Nos últimos anos, tem-se observado um protagonismo crescente do Supremo Tribunal Federal (STF), em especial por meio da atuação do ministro Alexandre de Moraes, em matérias que, tradicionalmente, seriam de competência do Poder Legislativo ou mesmo do Executivo. Essa expansão interpretativa e prática das atribuições constitucionais do Judiciário levanta importantes questionamentos sobre os limites do poder e os riscos que tal postura representa à ordem institucional brasileira.
I. Separação de Poderes: Pilar do Estado de Direito
A Constituição Federal de 1988 estabelece, no artigo 2º, o princípio da separação dos poderes, segundo o qual os Poderes da União são independentes e harmônicos entre si: Legislativo, Executivo e Judiciário.

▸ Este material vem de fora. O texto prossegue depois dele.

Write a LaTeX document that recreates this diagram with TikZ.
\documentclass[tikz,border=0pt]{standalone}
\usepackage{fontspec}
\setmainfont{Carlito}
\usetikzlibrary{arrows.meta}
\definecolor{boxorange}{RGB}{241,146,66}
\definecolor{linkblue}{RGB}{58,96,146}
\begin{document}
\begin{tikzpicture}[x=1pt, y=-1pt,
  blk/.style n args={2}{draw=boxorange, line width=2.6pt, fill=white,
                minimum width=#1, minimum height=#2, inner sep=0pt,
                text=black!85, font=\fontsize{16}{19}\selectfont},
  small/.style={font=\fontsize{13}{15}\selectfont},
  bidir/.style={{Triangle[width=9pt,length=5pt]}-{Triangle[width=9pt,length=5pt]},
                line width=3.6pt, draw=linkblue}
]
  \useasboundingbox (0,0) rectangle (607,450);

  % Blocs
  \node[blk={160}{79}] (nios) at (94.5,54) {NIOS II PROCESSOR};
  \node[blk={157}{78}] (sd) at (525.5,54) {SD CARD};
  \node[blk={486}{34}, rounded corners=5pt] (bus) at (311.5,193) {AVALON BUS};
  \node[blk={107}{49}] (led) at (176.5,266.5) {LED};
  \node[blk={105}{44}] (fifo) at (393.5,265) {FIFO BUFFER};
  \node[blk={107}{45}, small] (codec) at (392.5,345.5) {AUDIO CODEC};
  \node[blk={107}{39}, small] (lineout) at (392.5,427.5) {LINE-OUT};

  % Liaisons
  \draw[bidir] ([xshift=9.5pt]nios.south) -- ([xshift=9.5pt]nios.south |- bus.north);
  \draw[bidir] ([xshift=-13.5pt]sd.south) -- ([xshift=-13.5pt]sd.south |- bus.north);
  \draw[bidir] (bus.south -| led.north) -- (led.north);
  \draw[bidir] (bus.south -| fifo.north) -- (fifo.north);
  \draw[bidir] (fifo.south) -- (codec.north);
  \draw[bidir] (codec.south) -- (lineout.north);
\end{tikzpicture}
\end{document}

Trata-se de cláusula pétrea, consagrada para impedir a concentração de poder e preservar a estabilidade democrática. Cada Poder possui funções típicas, ainda que possam, em determinados momentos, exercer funções atípicas, dentro dos limites constitucionais.
A atuação reiterada de um membro do Supremo extrapolando os limites das competências jurisdicionais, ao iniciar e conduzir inquéritos, determinar prisões, censurar manifestações públicas e impor medidas que afetam diretamente o funcionamento dos demais poderes, pode configurar, sob análise técnico-jurídica, uma usurpação de competências, o que afronta o pacto federativo e compromete a segurança jurídica.

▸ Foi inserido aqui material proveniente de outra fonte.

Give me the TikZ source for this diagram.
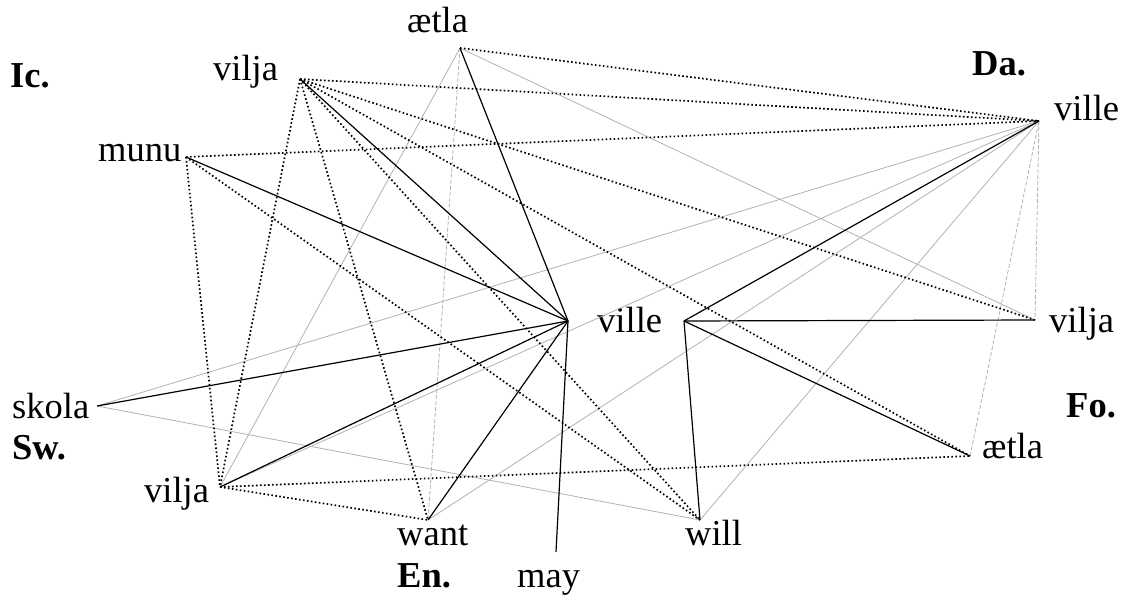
\documentclass[tikz,border=0pt]{standalone}
\usepackage{fontspec}
\setmainfont{Liberation Serif}
\begin{document}
\begin{tikzpicture}[x=1pt,y=-1pt,
  lbl/.style={anchor=base west,inner sep=0pt,font=\fontsize{36.5}{40}\selectfont},
  blbl/.style={lbl,font=\fontsize{36.5}{40}\selectfont\bfseries},
  dotl/.style={line width=1.7pt,dash pattern=on 1.6pt off 2.4pt,black},
  soll/.style={line width=1.2pt,black},
  gryl/.style={line width=0.8pt,black!30},
  gdsh/.style={line width=0.8pt,black!30,dash pattern=on 4pt off 2pt}]
\useasboundingbox (0,0) rectangle (1125,597);
% labels
\node[lbl]  (tIcA) at (407,32)  {ætla};
\node[blbl] (tIc)  at (10,87)   {Ic.};
\node[lbl]  (tIcV) at (213,80)  {vilja};
\node[lbl]  (tIcM) at (98,161)  {munu};
\node[blbl] (tDa)  at (972,75)  {Da.};
\node[lbl]  (tDaV) at (1054,120){ville};
\node[lbl]  (tC)   at (597,332) {ville};
\node[lbl]  (tFoV) at (1049,332){vilja};
\node[blbl] (tFo)  at (1066,417){Fo.};
\node[lbl]  (tFoA) at (982,458) {ætla};
\node[lbl]  (tSwS) at (12,418)  {skola};
\node[blbl] (tSw)  at (12,459)  {Sw.};
\node[lbl]  (tSwV) at (144,502) {vilja};
\node[lbl]  (tEnW) at (397,545) {want};
\node[lbl]  (tEnL) at (685,545) {will};
\node[blbl] (tEn)  at (397,587) {En.};
\node[lbl]  (tEnM) at (517,587) {may};
% points
\coordinate (IcA) at (460,48);
\coordinate (IcV) at (300,79);
\coordinate (IcM) at (186,157);
\coordinate (DaV) at (1039,121);
\coordinate (FoV) at (1035,320);
\coordinate (FoA) at (970,456);
\coordinate (SwS) at (97,406);
\coordinate (SwV) at (220,487);
\coordinate (EnW) at (428,520);
\coordinate (EnL) at (700,520);
\coordinate (EnM) at (556,552);
\coordinate (CL)  at (568,321);
\coordinate (CR)  at (684,321);
% gray solid
\draw[gryl] (IcA) -- (FoV);
\draw[gryl] (IcA) -- (SwV);
\draw[gryl] (SwS) -- (DaV);
\draw[gryl] (SwS) -- (EnL);
\draw[gryl] (SwV) -- (DaV);
\draw[gryl] (EnW) -- (DaV);
\draw[gryl] (EnL) -- (DaV);
% gray dashed
\draw[gdsh] (IcA) -- (EnW);
\draw[gdsh] (DaV) -- (FoV);
\draw[gdsh] (FoA) -- (DaV);
% dotted
\draw[dotl] (IcV) -- (DaV);
\draw[dotl] (IcV) -- (FoV);
\draw[dotl] (IcV) -- (FoA);
\draw[dotl] (IcV) -- (EnL);
\draw[dotl] (IcV) -- (EnW);
\draw[dotl] (IcV) -- (SwV);
\draw[dotl] (IcA) -- (DaV);
\draw[dotl] (IcM) -- (DaV);
\draw[dotl] (IcM) -- (EnL);
\draw[dotl] (IcM) -- (SwV);
\draw[dotl] (SwV) -- (EnW);
\draw[dotl] (SwV) -- (FoA);
% solid
\draw[soll] (IcV) -- (CL);
\draw[soll] (IcA) -- (CL);
\draw[soll] (IcM) -- (CL);
\draw[soll] (SwS) -- (CL);
\draw[soll] (SwV) -- (CL);
\draw[soll] (EnW) -- (CL);
\draw[soll] (EnM) -- (CL);
\draw[soll] (CR) -- (DaV);
\draw[soll] (CR) -- (FoV);
\draw[soll] (CR) -- (FoA);
\draw[soll] (CR) -- (EnL);
\end{tikzpicture}
\end{document}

II. A Origem da Crise: Os Inquéritos de Ofício
A instauração dos inquéritos 4.781 (“das fake news”) e 4.874 (“atos antidemocráticos”), ambos de ofício e sob relatoria do próprio ministro Alexandre de Moraes, representa um marco na expansão do ativismo judicial. Embora a gravidade dos fatos investigados não se discuta, o meio processual utilizado escapa dos parâmetros legais e principiológicos do processo penal acusatório, previsto no artigo 129, inciso I, da CF/88, que reserva ao Ministério Público a titularidade da ação penal pública e ao Judiciário o papel de órgão julgador, não investigador.
Ao acumular funções de vítima, investigador, acusador e julgador, o STF, por meio de seu ministro, compromete a imparcialidade do processo e gera uma assimetria institucional grave. Tal conduta coloca em xeque o devido processo legal (art. 5º, LIV), o contraditório e a ampla defesa (art. 5º, LV), criando um cenário de insegurança jurídica incompatível com um Estado Democrático de Direito.
III. O Risco da Personalização do Poder Judiciário
A centralização de decisões em um único ministro e a personalização de sua atuação transformam o que deveria ser um tribunal colegiado em uma instância monocrática de poder. Em um sistema democrático, a legitimidade das decisões judiciais advém não apenas de sua legalidade, mas de sua conformidade com os princípios da imparcialidade, da colegialidade e da impessoalidade.
A figura de um ministro que concentra, de forma reiterada, poderes para legislar por decisões judiciais, censurar meios de comunicação, remover parlamentares eleitos e restringir liberdades fundamentais, sem respaldo direto em lei formal, desequilibra o sistema republicano e gera um precedente perigoso de arbítrio institucional.
IV. Consequências da Insegurança Jurídica e Institucional
A continuidade dessa postura, sem o devido controle interno ou externo, abre caminho para um Estado de exceção judicializado, no qual a norma é constantemente moldada à vontade de quem julga, e não à letra da Constituição. Isso compromete investimentos, atinge o ambiente político e social, e mina a confiança nas instituições.
A insegurança institucional não se dá apenas pelo temor de arbitrariedades, mas pela percepção de que as garantias fundamentais podem ser relativizadas conforme a conveniência política do momento. Em vez de um Judiciário como baluarte das liberdades, passa-se a ter um órgão que atua como censor e gestor de narrativas.
V. Considerações Finais
É imprescindível que os freios e contrapesos (checks and balances) entre os Poderes sejam restabelecidos. A atuação do STF deve ser respeitada em seu papel constitucional de guardião da Carta Magna, mas isso não pode servir de escudo para extrapolação de competências ou para o exercício de funções incompatíveis com sua natureza jurídica.
O Estado Democrático de Direito não admite exceções permanentes nem poderes absolutos. É dever dos juristas, parlamentares, e da sociedade civil organizada refletir e agir dentro da legalidade para reestabelecer o equilíbrio institucional, sob pena de entrarmos em uma perigosa era de instabilidade e descrença na própria democracia.